My FB posts from today's film festival opening night seem to have angered the festival management.
Do you not intend such, on most occasions?
I have seen you dis' this fest upon several occasions, but you might need it to survive. I like both!
PLEEZ, expound.
Yes. It's a survival technique. But also, they should take themselves less seriously. They sometimes have their heads so high up their arses that there cannot possibly be any oxygen left.
The festival is full of films, w but with about the same ratio between good and bad as the ones in general distribution. The difference is that there are films from countries that would never get the chance at any commercial cinema. That's all. They're not better than the rest, just different, and the management would do well to remember this.

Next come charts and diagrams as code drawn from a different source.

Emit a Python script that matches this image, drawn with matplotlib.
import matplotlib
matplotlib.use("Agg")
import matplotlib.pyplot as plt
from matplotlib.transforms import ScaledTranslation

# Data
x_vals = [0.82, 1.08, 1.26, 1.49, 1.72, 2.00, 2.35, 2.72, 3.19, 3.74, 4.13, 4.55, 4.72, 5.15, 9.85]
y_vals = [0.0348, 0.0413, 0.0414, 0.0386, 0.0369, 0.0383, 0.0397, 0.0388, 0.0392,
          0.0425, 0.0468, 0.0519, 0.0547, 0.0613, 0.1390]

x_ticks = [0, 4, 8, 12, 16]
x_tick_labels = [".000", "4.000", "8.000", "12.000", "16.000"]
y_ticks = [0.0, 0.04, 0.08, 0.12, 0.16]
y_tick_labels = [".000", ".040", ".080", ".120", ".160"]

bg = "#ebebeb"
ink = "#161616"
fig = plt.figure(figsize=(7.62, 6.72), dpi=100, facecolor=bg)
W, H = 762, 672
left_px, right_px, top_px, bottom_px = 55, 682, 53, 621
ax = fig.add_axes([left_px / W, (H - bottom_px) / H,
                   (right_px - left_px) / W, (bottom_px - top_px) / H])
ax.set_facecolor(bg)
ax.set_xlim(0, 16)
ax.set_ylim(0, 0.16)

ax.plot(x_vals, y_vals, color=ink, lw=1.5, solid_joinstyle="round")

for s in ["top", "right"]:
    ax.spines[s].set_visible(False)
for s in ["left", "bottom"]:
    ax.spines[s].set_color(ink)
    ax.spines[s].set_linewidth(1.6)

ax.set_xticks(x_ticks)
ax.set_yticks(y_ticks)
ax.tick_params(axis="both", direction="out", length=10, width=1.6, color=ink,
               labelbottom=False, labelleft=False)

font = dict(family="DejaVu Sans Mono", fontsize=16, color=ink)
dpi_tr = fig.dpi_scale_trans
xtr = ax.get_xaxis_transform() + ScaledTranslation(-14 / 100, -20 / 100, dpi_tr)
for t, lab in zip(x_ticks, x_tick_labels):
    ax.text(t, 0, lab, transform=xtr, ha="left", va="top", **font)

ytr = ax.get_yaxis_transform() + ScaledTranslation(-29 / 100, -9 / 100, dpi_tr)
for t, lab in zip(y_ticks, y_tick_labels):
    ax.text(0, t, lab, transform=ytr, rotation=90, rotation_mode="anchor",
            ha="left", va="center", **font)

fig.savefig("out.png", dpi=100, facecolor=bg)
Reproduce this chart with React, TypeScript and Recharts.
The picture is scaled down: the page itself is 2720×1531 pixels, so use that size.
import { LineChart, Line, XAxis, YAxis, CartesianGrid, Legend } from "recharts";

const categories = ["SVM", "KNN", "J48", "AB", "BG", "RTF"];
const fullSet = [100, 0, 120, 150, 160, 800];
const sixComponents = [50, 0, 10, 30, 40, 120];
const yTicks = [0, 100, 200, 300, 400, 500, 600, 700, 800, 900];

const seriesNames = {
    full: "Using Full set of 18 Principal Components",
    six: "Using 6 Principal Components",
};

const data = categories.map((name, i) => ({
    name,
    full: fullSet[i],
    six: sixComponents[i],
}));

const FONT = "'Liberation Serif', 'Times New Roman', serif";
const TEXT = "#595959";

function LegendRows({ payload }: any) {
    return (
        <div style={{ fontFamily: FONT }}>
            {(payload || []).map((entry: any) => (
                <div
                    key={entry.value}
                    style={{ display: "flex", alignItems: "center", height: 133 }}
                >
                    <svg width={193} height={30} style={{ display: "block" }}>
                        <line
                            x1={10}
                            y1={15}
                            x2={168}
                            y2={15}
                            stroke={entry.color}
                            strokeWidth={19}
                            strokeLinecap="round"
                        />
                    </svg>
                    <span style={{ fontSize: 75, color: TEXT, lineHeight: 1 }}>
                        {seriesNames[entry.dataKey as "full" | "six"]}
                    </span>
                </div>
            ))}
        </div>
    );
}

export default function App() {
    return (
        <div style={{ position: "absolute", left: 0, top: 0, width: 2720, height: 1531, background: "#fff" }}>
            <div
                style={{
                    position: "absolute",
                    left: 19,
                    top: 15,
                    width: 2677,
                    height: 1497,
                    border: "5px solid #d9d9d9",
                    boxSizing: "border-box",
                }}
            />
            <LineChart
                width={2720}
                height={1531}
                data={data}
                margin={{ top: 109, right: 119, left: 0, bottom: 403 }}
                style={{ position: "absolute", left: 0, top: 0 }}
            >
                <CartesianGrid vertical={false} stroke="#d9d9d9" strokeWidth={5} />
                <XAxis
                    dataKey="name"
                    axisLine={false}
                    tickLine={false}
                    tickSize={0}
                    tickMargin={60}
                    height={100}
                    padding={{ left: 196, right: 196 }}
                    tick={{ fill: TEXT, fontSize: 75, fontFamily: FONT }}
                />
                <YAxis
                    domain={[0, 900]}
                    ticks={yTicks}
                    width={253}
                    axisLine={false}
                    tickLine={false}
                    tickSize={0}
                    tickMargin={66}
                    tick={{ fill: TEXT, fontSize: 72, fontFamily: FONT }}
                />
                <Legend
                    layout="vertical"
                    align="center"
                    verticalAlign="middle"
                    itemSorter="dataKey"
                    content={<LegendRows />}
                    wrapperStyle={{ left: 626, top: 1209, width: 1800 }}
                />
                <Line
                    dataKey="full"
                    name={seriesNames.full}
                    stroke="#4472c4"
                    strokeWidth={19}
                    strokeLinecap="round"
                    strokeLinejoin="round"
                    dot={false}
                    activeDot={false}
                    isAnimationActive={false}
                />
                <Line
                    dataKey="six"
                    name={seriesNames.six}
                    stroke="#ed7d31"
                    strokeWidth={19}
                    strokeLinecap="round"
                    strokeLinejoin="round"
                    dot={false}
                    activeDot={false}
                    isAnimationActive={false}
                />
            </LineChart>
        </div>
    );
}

Instead, they pretend there is a difference beyond these simple facts. It's pretentious and it's boring, and I am here to help them realise this.
At past festivals, I used to screen lots of shorts from all around the world. Some of these were fabulous. Inventive, intelligent, and funny, and often better than the main features they preceded. There was a reason why somebody paid for the 35mm prints and the cost of distribution.
The shorts are mostly gone, except for the Swedish shorts screened before every day's new Nordic feature at 17.30. The problem with these--and this goes for both the shorts and the features--is that Sweden, or Scandinavia, isn't big enough to produce enough quality film to fill these spots. Instead, the films tend to be amateurish, pretentious and very frequently boring.
Now, the 17.30 spot is the next best, perhaps even the best, spot of the day. At the cinema where I work, this means that the main attraction should be good enough to fill 700+ seats. See where this is going? Most of the time, the quality just isn't there.
There have been exceptions through the years, of course. Huge success stories that became the stuff of legend for filmmakers and tangible enough for producers to fight for those spots. But most of them have been easily (and mercifully) forgotten.